Five hundred years ago, when printing was a new technology and only the well-off could afford to buy books, ink was made from soot and nut oil, and paper was manufactured by hand from cotton rags, images that were printed in colour were rare and correspondingly precious.  The appearance of these images in books and as objects in their own right marks progressive breakthroughs in the development of the mechanical printing press, an invention that revolutionised communication.

Research into the emergence of colour printing has revealed that colour-prints were produced in a significant quantity centuries earlier than has been widely supposed – and that there was a dynamic relationship between the skilled artisans who created images for printing and a host of other artists, including sculptors, metalworkers and armourers. 

An exploration of archives and collections of rare books by Dr Elizabeth Upper, Munby Fellow in Bibliography at Cambridge University Library, has revealed many hundreds of examples of colour prints that have hitherto been overlooked by scholars. She suggests that much remains to be learnt about the making of the colour images that illustrate thousands of rare books held in the world’s libraries.

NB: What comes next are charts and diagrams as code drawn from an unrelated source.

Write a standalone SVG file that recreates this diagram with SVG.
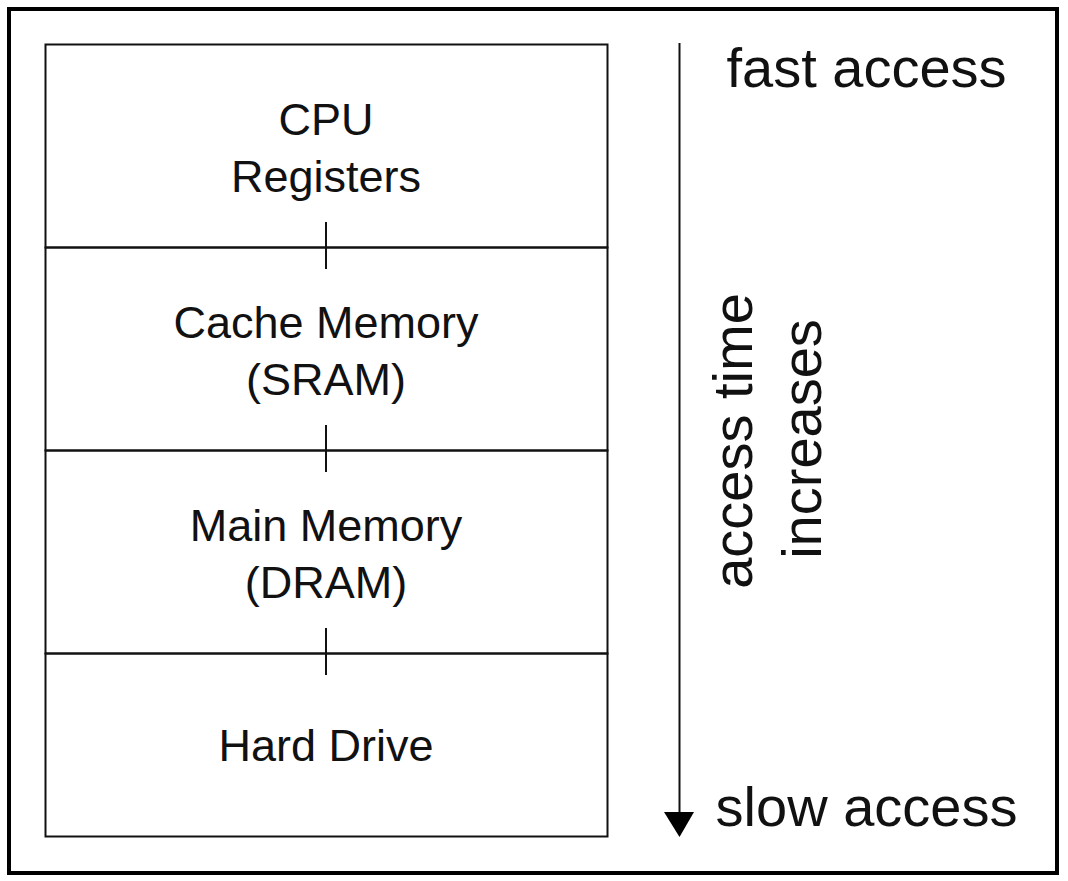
<svg xmlns="http://www.w3.org/2000/svg" width="1068" height="881" viewBox="0 0 1068 881">
<style>
.t{font-family:"Liberation Sans",Arial,sans-serif;fill:#111;text-anchor:middle}
.n{font-size:45px}
.b{font-size:56px}
.ln{stroke:#111;stroke-width:2;fill:none}
</style>
<rect width="1068" height="881" fill="#fff"/>
<rect x="9" y="9" width="1048" height="864" fill="none" stroke="#000" stroke-width="4"/>
<g id="cpu"><rect x="45.5" y="44.5" width="562" height="203" class="ln"/><text class="t n" x="326" y="135">CPU</text><text class="t n" x="326" y="192">Registers</text></g>
<g id="cache"><rect x="45.5" y="247.5" width="562" height="203" class="ln"/><text class="t n" x="326" y="338">Cache Memory</text><text class="t n" x="326" y="395">(SRAM)</text></g>
<g id="main"><rect x="45.5" y="450.5" width="562" height="203" class="ln"/><text class="t n" x="326" y="541">Main Memory</text><text class="t n" x="326" y="598">(DRAM)</text></g>
<g id="hdd"><rect x="45.5" y="653.5" width="562" height="183" class="ln"/><text class="t n" x="326" y="761">Hard Drive</text></g>
<g id="connectors">
<line x1="326" y1="222" x2="326" y2="269" class="ln"/>
<line x1="326" y1="425" x2="326" y2="472" class="ln"/>
<line x1="326" y1="628" x2="326" y2="675" class="ln"/>
<line x1="679.5" y1="43" x2="679.5" y2="814" stroke="#111" stroke-width="2"/>
<polygon points="664,812 694,812 679.5,837" fill="#000"/>
</g>
<text class="t b" x="866.5" y="87">fast access</text>
<text class="t b" x="866.5" y="826">slow access</text>
<text class="t b" transform="translate(752,441) rotate(-90)">access time</text>
<text class="t b" transform="translate(821,439) rotate(-90)">increases</text>
</svg>
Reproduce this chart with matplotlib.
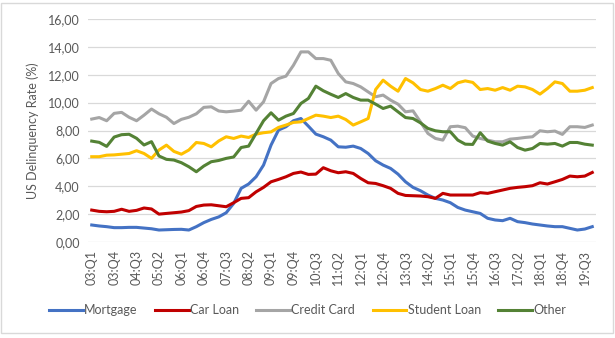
import matplotlib
matplotlib.use("Agg")
import matplotlib.pyplot as plt
from matplotlib.patches import Rectangle

plt.rcParams['font.family'] = ['Lato', 'DejaVu Sans']

# quarters 03:Q1 .. 19:Q4
quarters = []
for yr in range(3, 20):
    for q in range(1, 5):
        quarters.append('%02d:Q%d' % (yr, q))

mortgage = [1.22, 1.15, 1.1, 1.03, 1.03, 1.05, 1.05, 1.0, 0.95, 0.86, 0.88, 0.9, 0.91, 0.86, 1.1, 1.39,
            1.62, 1.8, 2.1, 2.77, 3.85, 4.16, 4.68, 5.52, 6.95, 8.03, 8.27, 8.7, 8.86, 8.31, 7.74, 7.55,
            7.31, 6.83, 6.8, 6.88, 6.71, 6.35, 5.83, 5.52, 5.28, 4.87, 4.32, 3.92, 3.68, 3.37, 3.13, 3.01,
            2.82, 2.48, 2.29, 2.17, 2.05, 1.7, 1.58, 1.53, 1.7, 1.46, 1.39, 1.29, 1.22, 1.15, 1.1, 1.1,
            0.98, 0.86, 0.93, 1.1]
car_loan = [2.29, 2.2, 2.17, 2.2, 2.35, 2.2, 2.27, 2.44, 2.37, 2.0, 2.05, 2.1, 2.15, 2.25, 2.55, 2.65,
            2.67, 2.6, 2.53, 2.82, 3.13, 3.18, 3.6, 3.92, 4.32, 4.49, 4.68, 4.92, 5.02, 4.85, 4.87, 5.33,
            5.11, 4.97, 5.04, 4.92, 4.56, 4.25, 4.2, 4.04, 3.85, 3.49, 3.34, 3.32, 3.3, 3.25, 3.13, 3.49,
            3.37, 3.37, 3.37, 3.37, 3.54, 3.49, 3.61, 3.73, 3.85, 3.92, 3.97, 4.04, 4.25, 4.16, 4.32, 4.49,
            4.73, 4.68, 4.73, 4.99]
credit_card = [8.82, 8.93, 8.7, 9.23, 9.3, 8.95, 8.7, 9.1, 9.54, 9.2, 8.95, 8.5, 8.8, 8.95, 9.2, 9.66,
               9.7, 9.4, 9.34, 9.39, 9.46, 10.1, 9.46, 10.06, 11.37, 11.73, 11.9, 12.68, 13.64, 13.64, 13.16, 13.16,
               13.04, 12.09, 11.49, 11.37, 11.13, 10.77, 10.42, 10.54, 10.18, 9.89, 9.34, 9.41, 8.62, 7.79, 7.43, 7.31,
               8.27, 8.31, 8.2, 7.6, 7.43, 7.31, 7.19, 7.19, 7.38, 7.43, 7.5, 7.55, 7.98, 7.91, 7.96, 7.72,
               8.27, 8.27, 8.22, 8.39]
student_loan = [6.12, 6.12, 6.23, 6.25, 6.3, 6.35, 6.55, 6.35, 6.0, 6.6, 6.95, 6.5, 6.3, 6.6, 7.14, 7.07,
                6.83, 7.25, 7.55, 7.43, 7.6, 7.5, 7.74, 7.84, 7.9, 8.22, 8.39, 8.58, 8.62, 8.86, 9.1, 9.03,
                8.93, 9.03, 8.79, 8.39, 8.62, 8.86, 10.94, 11.61, 11.18, 10.82, 11.73, 11.42, 10.94, 10.82, 11.01, 11.25,
                11.01, 11.42, 11.56, 11.45, 10.94, 11.01, 10.89, 11.08, 10.89, 11.18, 11.13, 10.94, 10.61, 11.01, 11.49, 11.37,
                10.82, 10.82, 10.89, 11.08]
other = [7.24, 7.15, 6.86, 7.53, 7.7, 7.73, 7.44, 6.96, 7.2, 6.17, 5.93, 5.88, 5.69, 5.4, 5.04, 5.45,
         5.76, 5.85, 6.0, 6.1, 6.78, 6.88, 7.79, 8.7, 9.27, 8.74, 9.03, 9.22, 9.94, 10.3, 11.18, 10.85,
         10.6, 10.37, 10.65, 10.37, 10.18, 10.18, 9.89, 9.58, 9.75, 9.34, 8.93, 8.86, 8.55, 8.15, 7.98, 7.91,
         7.91, 7.31, 7.02, 7.0, 7.84, 7.24, 7.07, 6.95, 7.19, 6.78, 6.59, 6.71, 7.07, 7.02, 7.07, 6.88,
         7.14, 7.14, 7.02, 6.95]

series = [('Mortgage', mortgage, '#4472C4'),
          ('Car Loan', car_loan, '#C00000'),
          ('Credit Card', credit_card, '#A5A5A5'),
          ('Student Loan', student_loan, '#FFC000'),
          ('Other', other, '#548235')]

fig = plt.figure(figsize=(6.15, 3.38), dpi=100)
ax = fig.add_axes([88/615, 1-242/338, (596-88)/615, (242-19)/338])

x = list(range(len(quarters)))
for name, vals, col in series:
    ax.plot(x, vals, color=col, lw=2.2, label=name, solid_joinstyle='round')

txt = '#595959'
ax.set_xlim(-0.5, len(quarters) - 0.5)
ax.set_ylim(0, 16)
ax.set_yticks(range(0, 17, 2))
ax.set_yticklabels(['%d,00' % v for v in range(0, 17, 2)], color=txt, fontsize=9)
ax.set_xticks(x[::3])
ax.set_xticklabels(quarters[::3], rotation=90, color=txt, fontsize=9)
ax.tick_params(length=0, pad=6)
ax.grid(axis='y', color='#d9d9d9', lw=0.9)
ax.set_axisbelow(True)
for s in ax.spines.values():
    s.set_visible(False)
ax.set_ylabel('US Delinquency Rate (%)', color=txt, fontsize=9, labelpad=6)

fig.legend(loc='center', bbox_to_anchor=(0.5, 1-310/338), ncol=5, frameon=False,
           fontsize=9, handlelength=2.7, handletextpad=0.1, columnspacing=1.4,
           labelcolor=txt)

fig.patches.append(Rectangle((1/615, 1-333/338), 612/615, 330/338, transform=fig.transFigure,
                             fill=False, edgecolor='#d9d9d9', lw=1))

fig.savefig('out.png', dpi=100)
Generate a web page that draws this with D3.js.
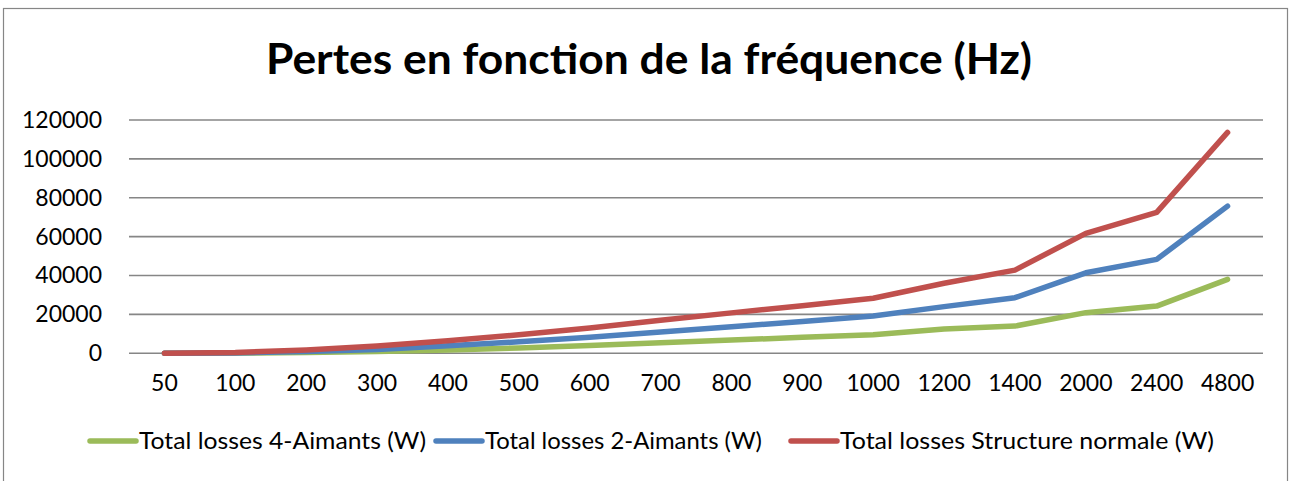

Parallel work in into the history of printmaking as a technology, carried out by Professor Sean Roberts at the University of Southern California, throws a light on the pioneering activities of early printmakers in working with materials (wood, copper, steel and bronze) and processes as they competed with each other in the creation of increasingly sophisticated images that ranged from art to maps. 

Tomorrow (30 April), Dr Upper and Professor Roberts will be talking about their complementary research into printmaking in early modern Europe at the first of this term’s seminars on the theme of Things, held at CRASSH (Centre for Research in the Arts, Social Sciences and Humanities) at the University of Cambridge. 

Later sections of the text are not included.